Tal como la vi me tiré a la carretera y le di el alto. El trasto se
detuvo y cuando me acerqué a la ventanilla del conductor vi que se
trataba de un pastor marroquí, ataviado con un bonito y práctico
jubón de lana. Vihensanta! Con el calor que hace y el tipo este con
el borrego encima. Al aproximarme al paisano se me colapsaron las
pituitarias de golpe al aspirar el intenso olor a zorruno que emanaba
del interior, no sé si de la furgoneta en sí o del tipo (supongo
que sería una mezcla de ambos). Algo así debía ser el olor del
infame mercado donde nació Jean Baptiste Grenuille (“El perfume”).
Una mezcla del tufo que debía echar Tom Hanks en “Naufrago” en
la escena en que el protagonista de Trainspotting se mete de cabeza
en el retrete. En fin, que tras reponerme del golpetazo aromático
hablé con el conductor y, como era de esperar, ni idea de español.
Pero en este caso, no sé cómo, supongo que a base de gestos,
señales y onomatopeyas varias, logré hacerme entender. El tipo se
bajó, se acercó al Renault Clío con maletero, le echó un vistazo,
pero tampoco supo encontrar la avería.
Pues estábamos bien
fastidiados. ¿Dónde encontramos un mecánico en mitad de aquel
pedregal?
Pasaba el tiempo, el
problema se empezaba a cronificar, y ante la impotencia reinante me
dio por caminar carretera adelante. En fin, por hacer algo. Caminé
unas decenas de metros hasta llegar a la primera curva, y tras ella
veo más piedras y tierra con algo de vegetación. Continuo andando
hasta la siguiente curva, bastante cerrada, confiando en que la
providencia nos brindara una oportunidad. Que sé yo, algún indicio
de vida humana (un pueblecito, por ejemplo, estaría bien) aunque
fuera lejano. Tras haber recorrido un buen trecho, y viendo que la
providencia ese día se había tomado el día libre, me rindo a la
evidencia. “Bueno, llego hasta la curva aquella del fondo y si no
veo nada me vuelvo”. Alcanzo la curva y cuando la giro me encuentro
con una escena inesperada. En mitad de aquel erial, descubro un
embalse de agua. ¡Anda, pero si este país tiene pantanos y todo! No
obstante la imagen contundente viene a continuación, cuando
insistente en mi objetivo, resuelvo llegar hasta la siguiente curva.

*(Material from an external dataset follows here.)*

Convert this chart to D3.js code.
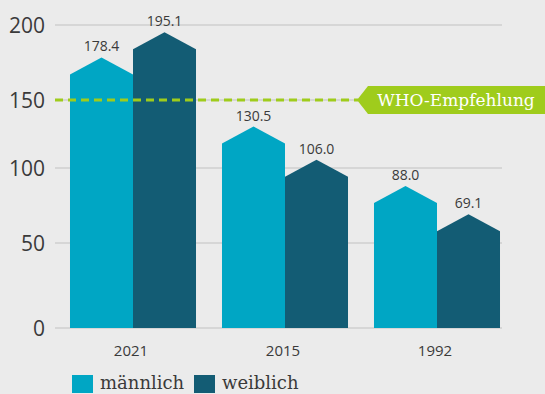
<!DOCTYPE html>
<html>
<head>
<meta charset="utf-8">
<script src="https://cdn.jsdelivr.net/npm/d3@7"></script>
<style>
  html, body { margin: 0; padding: 0; background: #ebebeb; }
  svg { display: block; }
</style>
</head>
<body>
<svg id="chart"></svg>
<script>
// Data
const years = ["2021", "2015", "1992"];
const maleValues = [178.4, 130.5, 88.0];
const femaleValues = [195.1, 106.0, 69.1];
const seriesNames = ["männlich", "weiblich"];
const yTicks = [0, 50, 100, 150, 200];
const whoValue = 150;
const whoLabel = "WHO-Empfehlung";

const width = 545;
const height = 394;
const colors = ["#00a6c4", "#135c74"];
const green = "#9fcc1c";

const svg = d3.select("#chart")
  .attr("width", width)
  .attr("height", height);

svg.append("rect")
  .attr("width", width)
  .attr("height", height)
  .attr("fill", "#ebebeb");

// Scales
const x = d3.scaleBand()
  .domain(years)
  .range([57, 513])
  .paddingInner(0.171)
  .paddingOuter(0.0855);

const xSub = d3.scaleBand()
  .domain([0, 1])
  .range([0, x.bandwidth()]);

// the original graphic is not evenly spaced, so use a piecewise scale
const y = d3.scaleLinear()
  .domain([0, 50, 100, 150, 200])
  .range([328, 243, 168, 100, 25]);

// Gridlines
svg.append("g")
  .selectAll("line")
  .data(yTicks)
  .enter()
  .append("line")
  .attr("x1", 55)
  .attr("x2", 502)
  .attr("y1", d => y(d))
  .attr("y2", d => y(d))
  .attr("stroke", "#d6d6d6")
  .attr("stroke-width", 2);

// Y labels
svg.append("g")
  .selectAll("text")
  .data(yTicks)
  .enter()
  .append("text")
  .attr("x", 45)
  .attr("y", d => y(d) + 7.5)
  .attr("text-anchor", "end")
  .attr("font-family", "'Open Sans', sans-serif")
  .attr("font-size", "21px")
  .attr("fill", "#3a3a3a")
  .text(d => d);

// Bars with a pointed roof
const roof = 17;
const bars = [];
years.forEach((yr, i) => {
  [maleValues[i], femaleValues[i]].forEach((v, s) => {
    bars.push({ year: yr, series: s, value: v });
  });
});

function housePath(d) {
  const x0 = x(d.year) + xSub(d.series);
  const x1 = x0 + xSub.bandwidth();
  const top = y(d.value);
  const base = y(0);
  return `M${x0},${base} L${x0},${top + roof} L${(x0 + x1) / 2},${top} L${x1},${top + roof} L${x1},${base} Z`;
}

svg.append("g")
  .selectAll("path")
  .data(bars)
  .enter()
  .append("path")
  .attr("d", housePath)
  .attr("fill", d => colors[d.series]);

// Value labels
svg.append("g")
  .selectAll("text")
  .data(bars)
  .enter()
  .append("text")
  .attr("x", d => x(d.year) + xSub(d.series) + xSub.bandwidth() / 2)
  .attr("y", d => y(d.value) - 6)
  .attr("text-anchor", "middle")
  .attr("font-family", "'Open Sans', sans-serif")
  .attr("font-size", "14px")
  .attr("fill", "#3a3a3a")
  .text(d => d.value.toFixed(1));

// WHO dashed line
const wy = y(whoValue);
svg.append("line")
  .attr("x1", 55)
  .attr("x2", 358)
  .attr("y1", wy)
  .attr("y2", wy)
  .attr("stroke", green)
  .attr("stroke-width", 3)
  .attr("stroke-dasharray", "8,5");

// WHO label box (arrow shape)
svg.append("path")
  .attr("d", `M357,${wy} L368,${wy - 14} L545,${wy - 14} L545,${wy + 14} L368,${wy + 14} Z`)
  .attr("fill", green);

svg.append("text")
  .attr("x", 456)
  .attr("y", wy + 6)
  .attr("text-anchor", "middle")
  .attr("font-family", "'DejaVu Serif', serif")
  .attr("font-size", "17px")
  .attr("fill", "#ffffff")
  .text(whoLabel);

// X axis labels
svg.append("g")
  .selectAll("text")
  .data(years)
  .enter()
  .append("text")
  .attr("x", d => x(d) + x.bandwidth() / 2 - 2)
  .attr("y", 356)
  .attr("text-anchor", "middle")
  .attr("font-family", "'Open Sans', sans-serif")
  .attr("font-size", "15px")
  .attr("fill", "#3a3a3a")
  .text(d => d);

// Legend
const legend = svg.append("g")
  .selectAll("g")
  .data(seriesNames)
  .enter()
  .append("g")
  .attr("transform", (d, i) => `translate(${72 + i * 122},375)`);

legend.append("rect")
  .attr("width", 21)
  .attr("height", 18)
  .attr("fill", (d, i) => colors[i]);

legend.append("text")
  .attr("x", 28)
  .attr("y", 14)
  .attr("font-family", "'DejaVu Serif', serif")
  .attr("font-size", "18px")
  .attr("fill", "#3a3a3a")
  .text(d => d);
</script>
</body>
</html>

Al doblarla me encuentro de sopetón, ¡alucina vecina!... con un
tenderete inmenso (con unas 100 figuras o así) en una curva de una
carretera por donde no pasa ni dios. No daba crédito a lo que estaba
viendo. Una exposición de artesanía local y objetos varios (del
tipo estatua de elefante de madera o la cara de un aborigen tallada
en marfil) como los que podemos encontrar en los puestecillos de
cualquier feria de pueblo. En palabra de Dalí: “Esto es
surrealissssssmo!!”.
Joder, hay que
tener fe (o no tener otra cosa más que hacer en la vida, claro). Me
acerco a ellos sin tener muy claro todavía si aquello se trataría
de uno de los famosos espejismos del desierto. Cuando me aproximo,
los dos tipos que lo regentan reparan en mi presencia y se incorporan
(¡Vaya, un espejismo interactivo!). Doy los buenos días y me
devuelven el saludo. Hablo con ellos (esto es, chapurreo algunas
palabras y les hago indicaciones de que me acompañen) y los tipos me
siguen. Desando lo andado y nos volvemos al escenario del coche.

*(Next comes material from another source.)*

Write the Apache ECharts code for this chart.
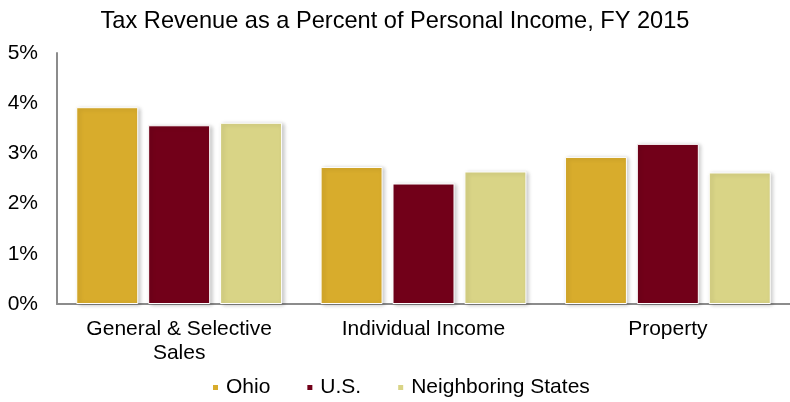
<!DOCTYPE html>
<html><head><meta charset="utf-8">
<script src="https://cdn.jsdelivr.net/npm/echarts@6/dist/echarts.min.js"></script>
<style>html,body{margin:0;padding:0;background:#fff}#c{width:790px;height:402px}</style>
</head><body><div id="c"></div>
<script>
const categories = ['General & Selective\nSales', 'Individual Income', 'Property'];
const ohio = [3.92, 2.73, 2.93];
const us = [3.56, 2.40, 3.19];
const neighboring = [3.61, 2.64, 2.62];
const seriesNames = ['Ohio', 'U.S.', 'Neighboring States'];
const colors = ['#D8AC2C', '#720019', '#D9D486'];

const font = '"Liberation Sans", Arial, sans-serif';
const chart = echarts.init(document.getElementById('c'));
const mk = (name, data, color) => ({
  name, type: 'bar', data, barWidth: 62, barGap: '16%',
  itemStyle: { color, borderColor: '#fff', borderWidth: 1,
    shadowColor: 'rgba(0,0,0,0.22)', shadowBlur: 4, shadowOffsetX: 2, shadowOffsetY: 1 }
});
chart.setOption({
  animation: false,
  textStyle: { fontFamily: font },
  title: { text: 'Tax Revenue as a Percent of Personal Income, FY 2015', left: 'center', top: 4,
    textStyle: { fontFamily: font, fontSize: 23.6, fontWeight: 'normal', color: '#000' } },
  legend: { bottom: -1, left: 206, itemWidth: 7, itemHeight: 7, itemGap: 35,
    icon: 'rect', textStyle: { fontFamily: font, fontSize: 21, color: '#000', padding: [0, 0, 0, 2] }, data: seriesNames },
  grid: { left: 57, top: 53, width: 736, height: 251 },
  xAxis: { type: 'category', data: categories,
    axisLine: { lineStyle: { color: '#8c8c8c', width: 2 } }, axisTick: { show: false },
    axisLabel: { fontFamily: font, fontSize: 21, color: '#000', margin: 13, lineHeight: 24 } },
  yAxis: { type: 'value', min: 0, max: 5, interval: 1,
    axisLine: { show: true, lineStyle: { color: '#8c8c8c', width: 2 } }, axisTick: { show: false },
    splitLine: { show: false },
    axisLabel: { fontFamily: font, fontSize: 21, color: '#000', margin: 19, formatter: v => v + '%' } },
  series: [mk(seriesNames[0], ohio, colors[0]), mk(seriesNames[1], us, colors[1]), mk(seriesNames[2], neighboring, colors[2])]
});
</script></body></html>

Saludan a los compañeros y cumplen el ritual sagrado de acercarse al
motor, echarle un vistazo y terminar con el lamentable resultado que
era de esperar. Mientras unos hablaban e intentaban hacerse entender,
otros iban y venían al motor del coche, como si por mirarlo más
veces aumentaran las probabilidades de que arrancase nuestra tartana.

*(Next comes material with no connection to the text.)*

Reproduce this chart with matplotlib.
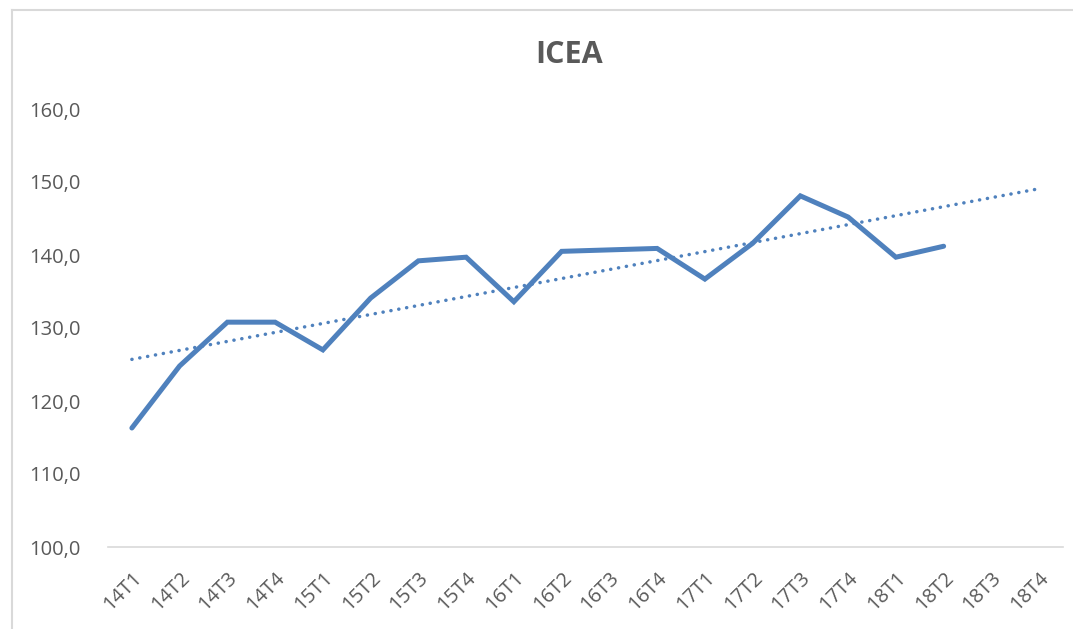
import numpy as np
import matplotlib
matplotlib.use("Agg")
import matplotlib.pyplot as plt
from matplotlib.lines import Line2D

categories = ["14T1", "14T2", "14T3", "14T4", "15T1", "15T2", "15T3", "15T4",
              "16T1", "16T2", "16T3", "16T4", "17T1", "17T2", "17T3", "17T4",
              "18T1", "18T2", "18T3", "18T4"]
icea = [116.3, 124.8, 130.8, 130.8, 127.0, 134.1, 139.2, 139.7,
        133.6, 140.5, 140.7, 140.9, 136.7, 141.6, 148.1, 145.2,
        139.7, 141.2]
yticks = [100, 110, 120, 130, 140, 150, 160]

plt.rcParams['font.family'] = ['Open Sans', 'DejaVu Sans']
gray = '#595959'
blue = '#4F81BD'

fig = plt.figure(figsize=(10.73, 6.29), dpi=100)
ax = fig.add_axes([108/1073, 1-547/629, (1063-108)/1073, (547-109)/629])

x = np.arange(len(icea))
ax.plot(x, icea, color=blue, lw=3.6, solid_joinstyle='miter', solid_capstyle='round', zorder=3)

# linear trendline, forecast forward to last category
coef = np.polyfit(x, icea, 1)
xt = np.arange(len(categories))
ax.plot(xt, np.polyval(coef, xt), color=blue, lw=2.5,
        linestyle=(0, (0.05, 2.25)), dash_capstyle='round', zorder=2)

ax.set_xlim(-0.5, len(categories) - 0.5)
ax.set_ylim(100, 160)
ax.set_yticks(yticks)
ax.set_yticklabels([f"{v:.1f}".replace('.', ',') for v in yticks], color=gray, fontsize=14.5)
ax.set_xticks(xt)
ax.set_xticklabels(categories, rotation=45, ha='right', rotation_mode='anchor',
                   color=gray, fontsize=14.5)
ax.tick_params(axis='both', length=0)
ax.tick_params(axis='y', pad=20)
ax.tick_params(axis='x', pad=15)
for s in ['top', 'right', 'left']:
    ax.spines[s].set_visible(False)
ax.spines['bottom'].set_color('#d9d9d9')
ax.spines['bottom'].set_linewidth(1.2)

fig.text(569/1073, 1-55/629, "ICEA", ha='center', va='center', fontsize=22,
         fontweight='bold', color=gray)

# chart border
fig.add_artist(Line2D([12/1073, 12/1073], [0, 1-10/629], transform=fig.transFigure,
                      color='#d9d9d9', lw=1.5))
fig.add_artist(Line2D([12/1073, 1], [1-10/629, 1-10/629], transform=fig.transFigure,
                      color='#d9d9d9', lw=1.5))

fig.savefig("out.png", dpi=100)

Pero, de alguna forma conseguimos comunicamos con ellos y nos parece
entender que conocen a un mecánico.
¡No fastidiéis! ¿Y
dónde está?. Sin terminar de entenderles bien, los tipos se largan
con la idea de ir a buscarlo (o eso creímos). Cogen al pastor (que
afortunadamente todavía andaba por allí) y se largan todos en su
furgoneta. Bueno, pues algo es algo. No sé si regresarán con una
panda de malaspintas para desvalijarnos o simplemente no volveremos a
verlos, que, oye, igual vuelven de verdad con un mecánico.
Tras cinco minutos
de plantón (ojo!, cinco minutos marroquíes, lo que significa “todo
el tiempo que haga falta esperar”) se aproxima un coche en
dirección contraria. Se para a nuestra altura y salen del vehículo
los susodichos acompañados de un desconocido. En principio,
entendemos que es el mecánico. El hombre cumple con el rito, se
arrima al motor, bla, bla, bla. Cuando termina su inspección, se
incorpora y nos dice que tiene que llevarse el coche a su taller.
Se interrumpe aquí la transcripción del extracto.